Exxon Mobil Corp. announced new emissions targets and plans to publish data on pollution stemming from its products just days after activist investors criticized the oil giant’s environmental record.
The Irving, Texas-based company said Monday it will reduce the intensity of upstream emissions by as much as 20% by 2025 as well as cutting flaring and methane leaks. It added that the plan is consistent with the goals of the Paris Agreement.
Like Chevron Corp., Exxon’s climate goals are linked to reducing emissions intensity, meaning less pollution per barrel of oil produced, as opposed to absolute emissions. That leaves the company wiggle room to increase overall pollution in the future if crude output grows.
“This was a company that was way behind the industry in terms of how they were thinking about a low-carbon world,” Aeisha Mastagni, a fund manager at California State Teachers’ Retirement System, the second-largest U.S. public pension fund, said in an interview. “The fact that they’re just now getting on board to announce some of those reduction plans tells us a lot about their long-term strategy.”
Exxon’s targets appear weaker than many of those made by European oil companies that have set reduction goals linked not only to internal operations but to customers’ use of products like gasoline — so-called Scope 3 emissions.
All major European oil companies have set net-zero goals. BP Plc, Repsol SA and Eni SpA aim to deliver absolute reductions in the short term, whereas Royal Dutch Shell Plc, Total SE and Equinor ASA have set emissions intensity goals. Exxon’s goals are “specific, actionable plans that we can hold our organization accountable” for, Pete Trelenberg, Exxon’s director of greenhouse gas and climate change, said during a call with reporters. The targets will be updated over time, he said.
Activist investors Engine No. 1 and D.E. Shaw & Co. went public last week with criticisms of Exxon for not acting quickly enough on emissions as well as for years of poor shareholder returns. Engine No. 1, which counts CalSTRS among its supporters, called for “more significant investment in net-zero emissions energy sources,” in its letter to Exxon’s board.
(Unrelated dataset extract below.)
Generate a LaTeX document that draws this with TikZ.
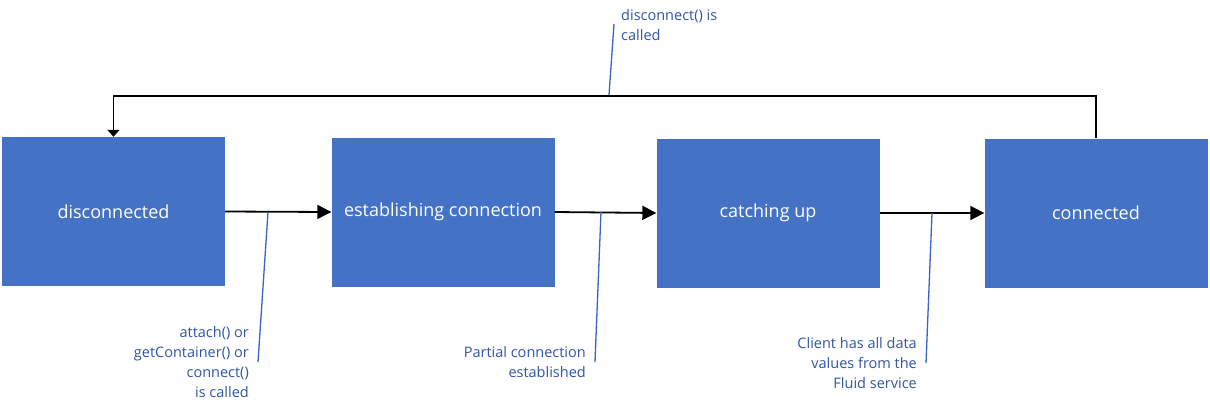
\documentclass[tikz,border=0pt]{standalone}
\usepackage{fontspec}
\setmainfont{Open Sans}
\usetikzlibrary{arrows.meta}
\definecolor{boxblue}{RGB}{68,114,196}
\definecolor{labtext}{RGB}{47,85,165}
\definecolor{labline}{RGB}{58,100,196}
\tikzset{
  x=1pt, y=-1pt,
  state/.style={draw=none, fill=boxblue, text=white, minimum width=223pt, minimum height=149pt,
    inner sep=0pt, font=\fontsize{18}{22}\selectfont},
  trans/.style={line width=1.8pt, -{Triangle[length=14pt,width=14pt]}},
  back/.style={line width=1.6pt, -{Triangle[length=7pt,width=12pt]}},
  lab/.style={text=labtext, font=\fontsize{14.5}{20}\selectfont, inner sep=0pt},
  labrule/.style={draw=labline, line width=1.3pt},
}
\begin{document}
\begin{tikzpicture}
\useasboundingbox (0,0) rectangle (1210,410);
\node[state] (disc) at (113.5,211.5) {disconnected};
\node[state] (est) at (443,212) {establishing connection};
\node[state] (catch) at (768,213) {catching up};
\node[state] (conn) at (1096,213) {connected};

\draw[trans] (disc.east) -- (est.west);
\draw[trans] (est.east) -- (catch.west);
\draw[trans] (catch.east) -- (conn.west);

\coordinate (fb) at (113.5,96);
\draw[back] (conn.north) |- (fb) -- (disc.north);

% annotation labels
\node[lab, anchor=west, align=left] (l0) at (621,25) {disconnect() is\\called};
\node[lab, anchor=east, align=right] (l1) at (249,362) {attach() or\\getContainer() or\\connect()\\is called};
\node[lab, anchor=east, align=right] (l2) at (586,362) {Partial connection\\established};
\node[lab, anchor=east, align=right] (l3) at (917,363) {Client has all data\\values from the\\Fluid service};

\coordinate (p0) at (609,95);
\coordinate (p1) at (268,212);
\coordinate (p2) at (601,212);
\coordinate (p3) at (932,213);
\coordinate (e0) at (614,24);
\coordinate (e1) at (258,362);
\coordinate (e2) at (595,362);
\coordinate (e3) at (926,363);
\draw[labrule] (p0) -- (e0);
\draw[labrule] (p1) -- (e1);
\draw[labrule] (p2) -- (e2);
\draw[labrule] (p3) -- (e3);
\end{tikzpicture}
\end{document}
CalSTRS would like to see the new climate targets form part of a wider, long-term strategy to better navigate the energy transition, Mastagni said. The fund wants Exxon to appoint four new independent directors who it believes would help create value within a transformation of the energy industry.
Exxon said Monday its emissions pledge was made as part of its annual business planning process and was a “result of of several months of detailed analysis and includes input from shareholders.” The new targets include:
- Upstream emissions intensity to drop 15% to 20% by 2025 compared with 2016 levels
- Methane intensity to decline by 40% to 50%
- Flaring intensity to fall by 35% to 45%
- Routine flaring will be eliminated by 2030
- Exxon also plans to provide annual Scope 3 emissions data
Exxon chose to target emissions intensity rather than absolute emissions because “we want to try and achieve first-quartile performance” relative to peers, Trelenberg said.
“To achieve the intensity targets we do need absolute emissions reductions as well, and those will be particularly focused in the methane and the flaring areas,” he said.